======== Supplied material ========

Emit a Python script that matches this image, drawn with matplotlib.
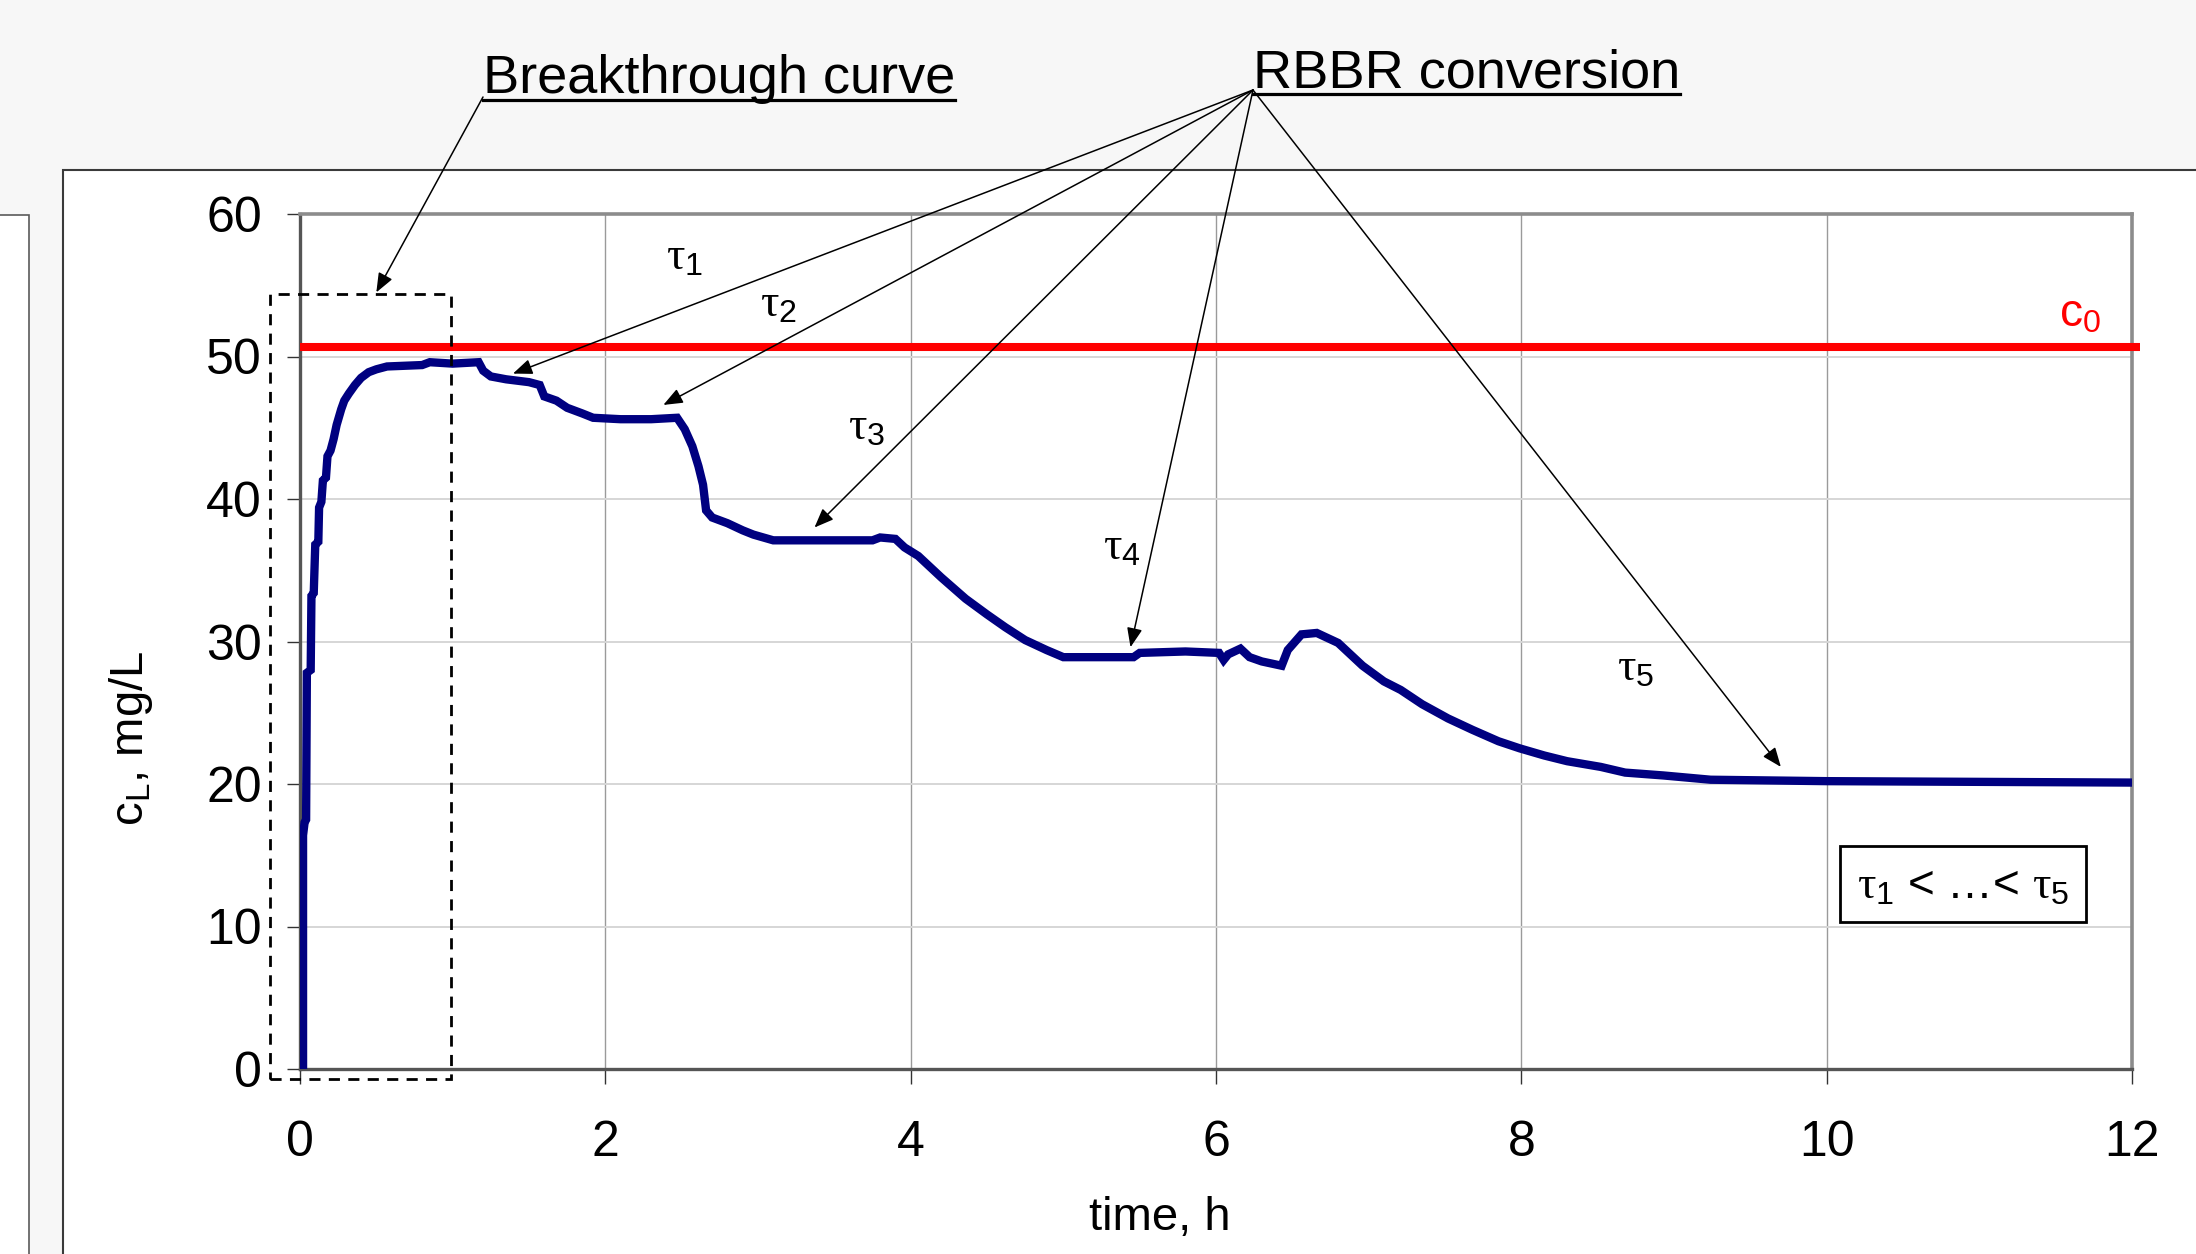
import matplotlib
matplotlib.use("Agg")
import matplotlib.pyplot as plt
import matplotlib.patches as mpatches
from matplotlib.lines import Line2D

plt.rcParams['font.family'] = ['Liberation Sans', 'DejaVu Sans']
plt.rcParams['mathtext.fontset'] = 'custom'
plt.rcParams['mathtext.rm'] = 'Liberation Sans'
plt.rcParams['mathtext.it'] = 'Liberation Serif'
plt.rcParams['mathtext.bf'] = 'Liberation Sans:bold'

# ---------------------------------------------------------------------------
# data
# ---------------------------------------------------------------------------
time_h = [0.0, 0.02, 0.02, 0.03, 0.04, 0.045, 0.07, 0.075, 0.09, 0.10, 0.12,
          0.125, 0.14, 0.15, 0.17, 0.18, 0.20, 0.22, 0.24, 0.27, 0.29, 0.32,
          0.36, 0.40, 0.45, 0.50, 0.57, 0.80, 0.85, 1.00, 1.17, 1.20, 1.25,
          1.35, 1.50, 1.57, 1.60, 1.68, 1.75, 1.85, 1.92, 2.10, 2.30, 2.47,
          2.52, 2.57, 2.61, 2.64, 2.66, 2.70, 2.80, 2.90, 2.97, 3.10, 3.50,
          3.75, 3.80, 3.90, 3.96, 4.05, 4.20, 4.36, 4.50, 4.62, 4.75, 4.89,
          5.00, 5.20, 5.46, 5.50, 5.80, 6.02, 6.05, 6.08, 6.16, 6.22, 6.30,
          6.43, 6.47, 6.56, 6.66, 6.80, 6.96, 7.10, 7.21, 7.35, 7.52, 7.68,
          7.85, 7.99, 8.15, 8.30, 8.52, 8.68, 8.93, 9.24, 10.0, 12.0]
c_L = [0.0, 0.0, 16.4, 17.3, 17.5, 27.8, 28.0, 33.2, 33.4, 36.8, 37.0,
       39.4, 39.8, 41.3, 41.5, 43.0, 43.4, 44.2, 45.2, 46.3, 46.9, 47.4,
       48.0, 48.5, 48.9, 49.1, 49.3, 49.4, 49.6, 49.5, 49.6, 49.0, 48.6,
       48.4, 48.2, 48.0, 47.2, 46.9, 46.4, 46.0, 45.7, 45.6, 45.6, 45.7,
       44.9, 43.7, 42.3, 41.0, 39.2, 38.7, 38.3, 37.8, 37.5, 37.1, 37.1,
       37.1, 37.3, 37.2, 36.6, 36.0, 34.5, 33.0, 31.9, 31.0, 30.1, 29.4,
       28.9, 28.9, 28.9, 29.2, 29.3, 29.2, 28.7, 29.1, 29.5, 28.9, 28.6,
       28.3, 29.4, 30.5, 30.6, 29.9, 28.3, 27.2, 26.6, 25.6, 24.6, 23.8,
       23.0, 22.5, 22.0, 21.6, 21.2, 20.8, 20.6, 20.3, 20.2, 20.1]
c0 = 50.7

xticks = [0, 2, 4, 6, 8, 10, 12]
yticks = [0, 10, 20, 30, 40, 50, 60]

tau_labels = [r'$\tau_1$', r'$\tau_2$', r'$\tau_3$', r'$\tau_4$', r'$\tau_5$']
tau_pos = [(2.52, 56.9), (3.13, 53.6), (3.71, 45.0), (5.38, 36.6), (8.75, 28.1)]
arrow_tips = [(1.395, 48.8), (2.38, 46.6), (3.37, 38.0), (5.44, 29.6), (9.70, 21.2)]

# ---------------------------------------------------------------------------
# figure
# ---------------------------------------------------------------------------
W, H = 2196, 1254
fig = plt.figure(figsize=(W / 100, H / 100), dpi=100, facecolor='#f7f7f7')

# panels of the slide behind the chart
fig.add_artist(mpatches.Rectangle((63 / W, -0.1), 1.2, 0.1 + 1 - 170 / H,
                                  transform=fig.transFigure, facecolor='white',
                                  edgecolor='#3a3a3a', lw=1.5, zorder=0))
fig.add_artist(mpatches.Rectangle((-0.1, -0.1), 0.1 + 29 / W, 0.1 + 1 - 215 / H,
                                  transform=fig.transFigure, facecolor='white',
                                  edgecolor='#5a5a5a', lw=1.2, zorder=0))

ax = fig.add_axes([300 / W, 1 - 1069 / H, (2132 - 300) / W, (1069 - 214) / H])
ax.set_facecolor('white')

ax.plot([0, 12.05], [c0, c0], color='#ff0000', lw=5.8, clip_on=False,
        solid_capstyle='butt', zorder=3)
ax.plot(time_h, c_L, color='#000080', lw=6, solid_joinstyle='miter', zorder=4)

ax.set_xlim(0, 12)
ax.set_ylim(0, 60)
ax.set_xticks(xticks)
ax.set_yticks(yticks)
ax.xaxis.grid(True, color='#9a9a9a', lw=1.0)
ax.yaxis.grid(True, color='#d6d6d6', lw=1.4)
ax.set_axisbelow(True)

for side in ['top', 'right']:
    ax.spines[side].set_color('#8c8c8c')
    ax.spines[side].set_linewidth(2.6)
for side in ['left', 'bottom']:
    ax.spines[side].set_color('#555555')
    ax.spines[side].set_linewidth(2.4)

ax.tick_params(axis='y', length=9.5, width=1, pad=18, labelsize=36, color='#333333')
ax.tick_params(axis='x', length=11, width=1, pad=26, labelsize=36, color='#333333')

fig.text(131 / W, 1 - 738 / H, r'$\mathrm{c_L}$, mg/L', rotation=90,
         ha='center', va='center', fontsize=34)
fig.text(1160 / W, 1 - 1218 / H, 'time, h', ha='center', va='center', fontsize=34)

# c0 label
ax.text(11.66, 52.9, r'$\mathrm{c}_0$', color='#ff0000', fontsize=33,
        ha='center', va='center')

# tau labels
for lab, (x, y) in zip(tau_labels, tau_pos):
    ax.text(x, y, lab, fontsize=33, ha='center', va='center')

# dashed box around the breakthrough part
ax.add_patch(mpatches.Rectangle((-0.197, -0.70), 1.186, 55.09, fill=False,
                                edgecolor='black', lw=2, linestyle=(0, (4, 3)),
                                clip_on=False, zorder=5))

# tau order box
ax.add_patch(mpatches.Rectangle((10.09, 10.32), 1.611, 5.33, facecolor='white',
                                edgecolor='black', lw=2, zorder=5))
ax.text(10.895, 12.8, r'$\tau_1$ < …< $\tau_5$', fontsize=33,
        ha='center', va='center', zorder=6)

# titles with underline
t1 = fig.text(483 / W, 1 - 93 / H, 'Breakthrough curve', fontsize=39,
              ha='left', va='baseline')
t2 = fig.text(1253 / W, 1 - 87 / H, 'RBBR conversion', fontsize=39,
              ha='left', va='baseline')
fig.canvas.draw()
for t, ypx in [(t1, 100), (t2, 94)]:
    bb = t.get_window_extent()
    fig.add_artist(Line2D([bb.x0 / W, bb.x1 / W], [1 - ypx / H, 1 - ypx / H],
                          transform=fig.transFigure, color='black', lw=2.3))

arrow_kw = dict(arrowstyle='-|>,head_length=0.45,head_width=0.18',
                mutation_scale=26, color='black', lw=1.1,
                shrinkA=0, shrinkB=0)

ax.annotate('', xy=(0.50, 54.5), xycoords='data',
            xytext=(483, H - 97), textcoords='figure pixels',
            arrowprops=arrow_kw, annotation_clip=False)
for tip in arrow_tips:
    ax.annotate('', xy=tip, xycoords='data',
                xytext=(1253, H - 90), textcoords='figure pixels',
                arrowprops=arrow_kw, annotation_clip=False)

fig.savefig('out.png', dpi=100, facecolor=fig.get_facecolor())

========

Your task is to repeat the material above exactly, without its pictures.

Emit a Python script that matches this image, drawn with matplotlib.
import matplotlib
matplotlib.use("Agg")
import matplotlib.pyplot as plt
import matplotlib.patches as mpatches
from matplotlib.lines import Line2D

plt.rcParams['font.family'] = ['Liberation Sans', 'DejaVu Sans']
plt.rcParams['mathtext.fontset'] = 'custom'
plt.rcParams['mathtext.rm'] = 'Liberation Sans'
plt.rcParams['mathtext.it'] = 'Liberation Serif'
plt.rcParams['mathtext.bf'] = 'Liberation Sans:bold'

# ---------------------------------------------------------------------------
# data
# ---------------------------------------------------------------------------
time_h = [0.0, 0.02, 0.02, 0.03, 0.04, 0.045, 0.07, 0.075, 0.09, 0.10, 0.12,
          0.125, 0.14, 0.15, 0.17, 0.18, 0.20, 0.22, 0.24, 0.27, 0.29, 0.32,
          0.36, 0.40, 0.45, 0.50, 0.57, 0.80, 0.85, 1.00, 1.17, 1.20, 1.25,
          1.35, 1.50, 1.57, 1.60, 1.68, 1.75, 1.85, 1.92, 2.10, 2.30, 2.47,
          2.52, 2.57, 2.61, 2.64, 2.66, 2.70, 2.80, 2.90, 2.97, 3.10, 3.50,
          3.75, 3.80, 3.90, 3.96, 4.05, 4.20, 4.36, 4.50, 4.62, 4.75, 4.89,
          5.00, 5.20, 5.46, 5.50, 5.80, 6.02, 6.05, 6.08, 6.16, 6.22, 6.30,
          6.43, 6.47, 6.56, 6.66, 6.80, 6.96, 7.10, 7.21, 7.35, 7.52, 7.68,
          7.85, 7.99, 8.15, 8.30, 8.52, 8.68, 8.93, 9.24, 10.0, 12.0]
c_L = [0.0, 0.0, 16.4, 17.3, 17.5, 27.8, 28.0, 33.2, 33.4, 36.8, 37.0,
       39.4, 39.8, 41.3, 41.5, 43.0, 43.4, 44.2, 45.2, 46.3, 46.9, 47.4,
       48.0, 48.5, 48.9, 49.1, 49.3, 49.4, 49.6, 49.5, 49.6, 49.0, 48.6,
       48.4, 48.2, 48.0, 47.2, 46.9, 46.4, 46.0, 45.7, 45.6, 45.6, 45.7,
       44.9, 43.7, 42.3, 41.0, 39.2, 38.7, 38.3, 37.8, 37.5, 37.1, 37.1,
       37.1, 37.3, 37.2, 36.6, 36.0, 34.5, 33.0, 31.9, 31.0, 30.1, 29.4,
       28.9, 28.9, 28.9, 29.2, 29.3, 29.2, 28.7, 29.1, 29.5, 28.9, 28.6,
       28.3, 29.4, 30.5, 30.6, 29.9, 28.3, 27.2, 26.6, 25.6, 24.6, 23.8,
       23.0, 22.5, 22.0, 21.6, 21.2, 20.8, 20.6, 20.3, 20.2, 20.1]
c0 = 50.7

xticks = [0, 2, 4, 6, 8, 10, 12]
yticks = [0, 10, 20, 30, 40, 50, 60]

tau_labels = [r'$\tau_1$', r'$\tau_2$', r'$\tau_3$', r'$\tau_4$', r'$\tau_5$']
tau_pos = [(2.52, 56.9), (3.13, 53.6), (3.71, 45.0), (5.38, 36.6), (8.75, 28.1)]
arrow_tips = [(1.395, 48.8), (2.38, 46.6), (3.37, 38.0), (5.44, 29.6), (9.70, 21.2)]

# ---------------------------------------------------------------------------
# figure
# ---------------------------------------------------------------------------
W, H = 2196, 1254
fig = plt.figure(figsize=(W / 100, H / 100), dpi=100, facecolor='#f7f7f7')

# panels of the slide behind the chart
fig.add_artist(mpatches.Rectangle((63 / W, -0.1), 1.2, 0.1 + 1 - 170 / H,
                                  transform=fig.transFigure, facecolor='white',
                                  edgecolor='#3a3a3a', lw=1.5, zorder=0))
fig.add_artist(mpatches.Rectangle((-0.1, -0.1), 0.1 + 29 / W, 0.1 + 1 - 215 / H,
                                  transform=fig.transFigure, facecolor='white',
                                  edgecolor='#5a5a5a', lw=1.2, zorder=0))

ax = fig.add_axes([300 / W, 1 - 1069 / H, (2132 - 300) / W, (1069 - 214) / H])
ax.set_facecolor('white')

ax.plot([0, 12.05], [c0, c0], color='#ff0000', lw=5.8, clip_on=False,
        solid_capstyle='butt', zorder=3)
ax.plot(time_h, c_L, color='#000080', lw=6, solid_joinstyle='miter', zorder=4)

ax.set_xlim(0, 12)
ax.set_ylim(0, 60)
ax.set_xticks(xticks)
ax.set_yticks(yticks)
ax.xaxis.grid(True, color='#9a9a9a', lw=1.0)
ax.yaxis.grid(True, color='#d6d6d6', lw=1.4)
ax.set_axisbelow(True)

for side in ['top', 'right']:
    ax.spines[side].set_color('#8c8c8c')
    ax.spines[side].set_linewidth(2.6)
for side in ['left', 'bottom']:
    ax.spines[side].set_color('#555555')
    ax.spines[side].set_linewidth(2.4)

ax.tick_params(axis='y', length=9.5, width=1, pad=18, labelsize=36, color='#333333')
ax.tick_params(axis='x', length=11, width=1, pad=26, labelsize=36, color='#333333')

fig.text(131 / W, 1 - 738 / H, r'$\mathrm{c_L}$, mg/L', rotation=90,
         ha='center', va='center', fontsize=34)
fig.text(1160 / W, 1 - 1218 / H, 'time, h', ha='center', va='center', fontsize=34)

# c0 label
ax.text(11.66, 52.9, r'$\mathrm{c}_0$', color='#ff0000', fontsize=33,
        ha='center', va='center')

# tau labels
for lab, (x, y) in zip(tau_labels, tau_pos):
    ax.text(x, y, lab, fontsize=33, ha='center', va='center')

# dashed box around the breakthrough part
ax.add_patch(mpatches.Rectangle((-0.197, -0.70), 1.186, 55.09, fill=False,
                                edgecolor='black', lw=2, linestyle=(0, (4, 3)),
                                clip_on=False, zorder=5))

# tau order box
ax.add_patch(mpatches.Rectangle((10.09, 10.32), 1.611, 5.33, facecolor='white',
                                edgecolor='black', lw=2, zorder=5))
ax.text(10.895, 12.8, r'$\tau_1$ < …< $\tau_5$', fontsize=33,
        ha='center', va='center', zorder=6)

# titles with underline
t1 = fig.text(483 / W, 1 - 93 / H, 'Breakthrough curve', fontsize=39,
              ha='left', va='baseline')
t2 = fig.text(1253 / W, 1 - 87 / H, 'RBBR conversion', fontsize=39,
              ha='left', va='baseline')
fig.canvas.draw()
for t, ypx in [(t1, 100), (t2, 94)]:
    bb = t.get_window_extent()
    fig.add_artist(Line2D([bb.x0 / W, bb.x1 / W], [1 - ypx / H, 1 - ypx / H],
                          transform=fig.transFigure, color='black', lw=2.3))

arrow_kw = dict(arrowstyle='-|>,head_length=0.45,head_width=0.18',
                mutation_scale=26, color='black', lw=1.1,
                shrinkA=0, shrinkB=0)

ax.annotate('', xy=(0.50, 54.5), xycoords='data',
            xytext=(483, H - 97), textcoords='figure pixels',
            arrowprops=arrow_kw, annotation_clip=False)
for tip in arrow_tips:
    ax.annotate('', xy=tip, xycoords='data',
                xytext=(1253, H - 90), textcoords='figure pixels',
                arrowprops=arrow_kw, annotation_clip=False)

fig.savefig('out.png', dpi=100, facecolor=fig.get_facecolor())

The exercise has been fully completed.